Dans le même ordre d’idée, Adieu les cons dénonce la détérioration croissante de la capacité d’écoute. Les cons sont toutes les personnes qui ne savent pas écouter et qui, à force d’appliquer des protocoles ou des conventions sociales, ne réfléchissent plus à ce qu’être au monde signifie. L’égo a la part belle dans le film, pour ses bons mais aussi ses mauvais côtés. Le médecin qui annonce à Suze Trapet qu’elle a un cancer incurable au tout début du film semble lutter pour dissimuler son embarras, par rapport à la mauvaise nouvelle qu’il doit annoncer, mais également une certaine indifférence, dont il est difficile de savoir s’il en a conscience lui-même (en témoignent les nombreuses fois où il écorche le nom de sa patiente). Les présentations des personnages de Dupontel et Efira se font écho : tous deux font face à une autorité (médecin ou patron) qui tente de cacher sa gêne derrière une façade bienveillante mais finit par s’enliser dans les contradictions d’un discours trop bien rodé, excluant toute improvisation. Une mauvaise nouvelle annoncée avec le sourire restera mauvaise. L’argument avancé dans la scène de la consultation médicale de Suze et celle de l’entretien professionnel de JB afin de présenter les choses sous un aspect moins sombre est le même : la subjectivité du point de vue. Mais Suze va mourir, JB être écarté d’un projet dont il a réalisé la partie la plus importante, et cette réalité semble incontestable.

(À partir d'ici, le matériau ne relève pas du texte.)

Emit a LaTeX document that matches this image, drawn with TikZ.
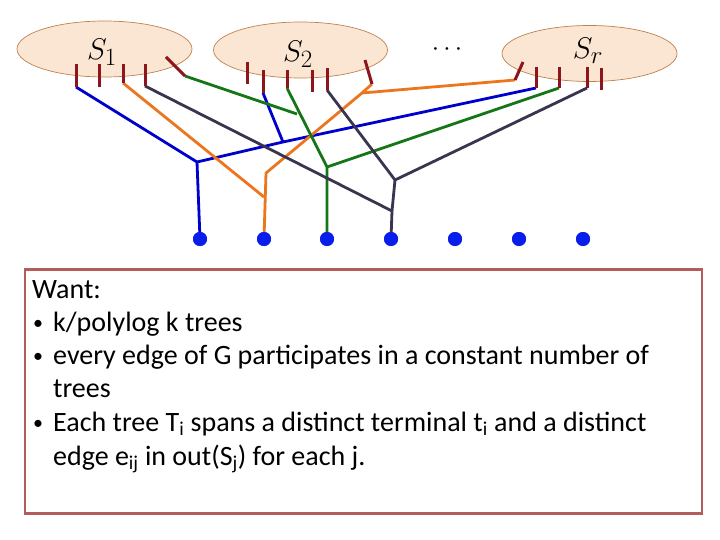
\documentclass[tikz,border=0pt]{standalone}
\usepackage{fontspec}
\setmainfont{Carlito}
\usetikzlibrary{shapes.geometric}
\begin{document}
\begin{tikzpicture}[x=1pt,y=-1pt,
  setell/.style={draw=ellborder,fill=ellfill,line width=0.7pt,ellipse,minimum width=174pt,minimum height=56pt,inner sep=0pt},
  tick/.style={draw=tickred,line width=3pt},
  wire/.style={line width=2.8pt,line join=round},
  bluew/.style={wire,draw=wblue},
  orangew/.style={wire,draw=worange},
  greenw/.style={wire,draw=wgreen},
  darkw/.style={wire,draw=wdark},
  term/.style={circle,fill=dotblue,inner sep=0pt,minimum size=14pt},
  slab/.style={inner sep=0pt},
  txt/.style={anchor=base west,inner sep=0pt,font=\fontsize{28}{33}\selectfont},
  bul/.style={anchor=base west,inner sep=0pt,font=\fontsize{20}{24}\selectfont}
]
\definecolor{ellfill}{RGB}{251,229,211}
\definecolor{ellborder}{RGB}{190,130,80}
\definecolor{tickred}{RGB}{140,22,28}
\definecolor{wblue}{RGB}{0,0,205}
\definecolor{worange}{RGB}{235,118,30}
\definecolor{wgreen}{RGB}{20,118,22}
\definecolor{wdark}{RGB}{58,52,78}
\definecolor{dotblue}{RGB}{10,30,235}
\definecolor{boxred}{RGB}{178,92,92}
\useasboundingbox (0,0) rectangle (720,540);
% sets
\node[setell,minimum width=175pt] (S1) at (104.5,49) {};
\node[setell] (S2) at (300.5,50) {};
\node[setell,minimum width=175pt] (Sr) at (589.5,53.5) {};
\node[slab] (l1) at (102,52) {\scalebox{1.2}{\Huge $S_1$}};
\node[slab] (l2) at (298,54) {\scalebox{1.2}{\Huge $S_2$}};
\node[slab] (lr) at (588,51) {\scalebox{1.2}{\Huge $S_r$}};
\node[slab] (dots) at (447,50) {\scalebox{1.05}{\Huge $\cdots$}};
% tick coordinates
\coordinate (a11) at (76,64);  \coordinate (b11) at (76,87);
\coordinate (a12) at (99,64);  \coordinate (b12) at (99,87);
\coordinate (a13) at (123,64); \coordinate (b13) at (123,83);
\coordinate (a14) at (145,64); \coordinate (b14) at (145,86);
\coordinate (a15) at (166,57); \coordinate (b15) at (185,76);
\coordinate (a21) at (247,62); \coordinate (b21) at (247,84);
\coordinate (a22) at (263,70); \coordinate (b22) at (263,93);
\coordinate (a23) at (287,70); \coordinate (b23) at (287,88);
\coordinate (a24) at (312,70); \coordinate (b24) at (312,92);
\coordinate (a25) at (327,68); \coordinate (b25) at (327,90);
\coordinate (a26) at (365,60); \coordinate (b26) at (372,84);
\coordinate (a31) at (523,62); \coordinate (b31) at (515,80);
\coordinate (a32) at (536,67); \coordinate (b32) at (536,88);
\coordinate (a33) at (559,67); \coordinate (b33) at (559,88);
\coordinate (a34) at (587,67); \coordinate (b34) at (587,88);
\coordinate (a35) at (601,68); \coordinate (b35) at (601,90);
% junctions
\coordinate (B1) at (197,162); \coordinate (B2) at (283,142);
\coordinate (O1) at (264,197); \coordinate (O2) at (266,173); \coordinate (O3) at (362,93);
\coordinate (Gend) at (297,114); \coordinate (G1) at (327,167);
\coordinate (D1) at (392,211); \coordinate (D2) at (395,180);
% terminals
\node[term] (T1) at (200,239) {};
\node[term] (T2) at (264,239) {};
\node[term] (T3) at (327,239) {};
\node[term] (T4) at (391,239) {};
\node[term] (T5) at (455,239) {};
\node[term] (T6) at (519,239) {};
\node[term] (T7) at (583,239) {};
% wires
\draw[bluew] (b11) -- (B1) -- (T1.center);
\draw[bluew] (B1) -- (B2) -- (b32);
\draw[bluew] (B2) -- (b22);
\draw[orangew] (b13) -- (O1);
\draw[orangew] (T2.center) -- (O2) -- (O3) -- (b26);
\draw[orangew] (O3) -- (b31);
\draw[greenw] (b15) -- (Gend);
\draw[greenw] (b23) -- (G1) -- (T3.center);
\draw[greenw] (G1) -- (b33);
\draw[darkw] (b14) -- (D1) -- (T4.center);
\draw[darkw] (D1) -- (D2) -- (b34);
\draw[darkw] (D2) -- (b25);
% ticks
\foreach \t in {11,12,13,14,15,21,22,23,24,25,26,31,32,33,34,35}
  \draw[tick] (a\t) -- (b\t);
% terminals on top of wires
\foreach \n in {1,...,7} \fill[dotblue] (T\n) circle (7pt);
% text box
\node[draw=boxred,line width=2.5pt,minimum width=677pt,minimum height=244pt,anchor=north west,inner sep=0pt] (box) at (23.5,268) {};
\node[txt] (w) at (32,298) {Want:};
\node[bul] (bu1) at (33,329) {•};
\node[txt] (i1) at (53,331) {k/polylog k trees};
\node[bul] (bu2) at (33,362) {•};
\node[txt] (i2) at (53,364) {every edge of G participates in a constant number of};
\node[txt] (i2c) at (53,397) {trees};
\node[bul] (bu3) at (33,429) {•};
\node[txt] (i3) at (53,431) {Each tree T\textsubscript{i} spans a distinct terminal t\textsubscript{i} and a distinct};
\node[txt] (i3c) at (53,465) {edge e\textsubscript{ij} in out(S\textsubscript{j}) for each j.};
\end{tikzpicture}
\end{document}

Chez Dupontel comme chez Jeunet, les personnages inadaptés à la société vont alors en transgresser les règles grâce à des atouts insoupçonnés et peu réalistes qui font basculer ces récits dans une certaine logique, celle des contes de fées. Dans les contrées merveilleuses qui nous sont dépeintes, l’apparition d’une menace choque particulièrement. La progression dramatique étonne, car on s’attendrait à ce que cette réalité esthétiquement augmentée soit le cadre d’existences sans heurts ni malheurs, et que les événements dépeints suivent une progression logique, régulière, au sein de laquelle le bonheur des personnages irait croissant. Mais il y a dans les films de Dupontel une rage polymorphe. Qu’il s’agisse d’un élan de vie, d’un irrépressible besoin de révolte ou même d’une bestialité latente, prête à surgir n’importe quand, cette rage est dans Adieu les cons l’apanage d’une humanité empreinte de carnavalesque et de jeux enfantins.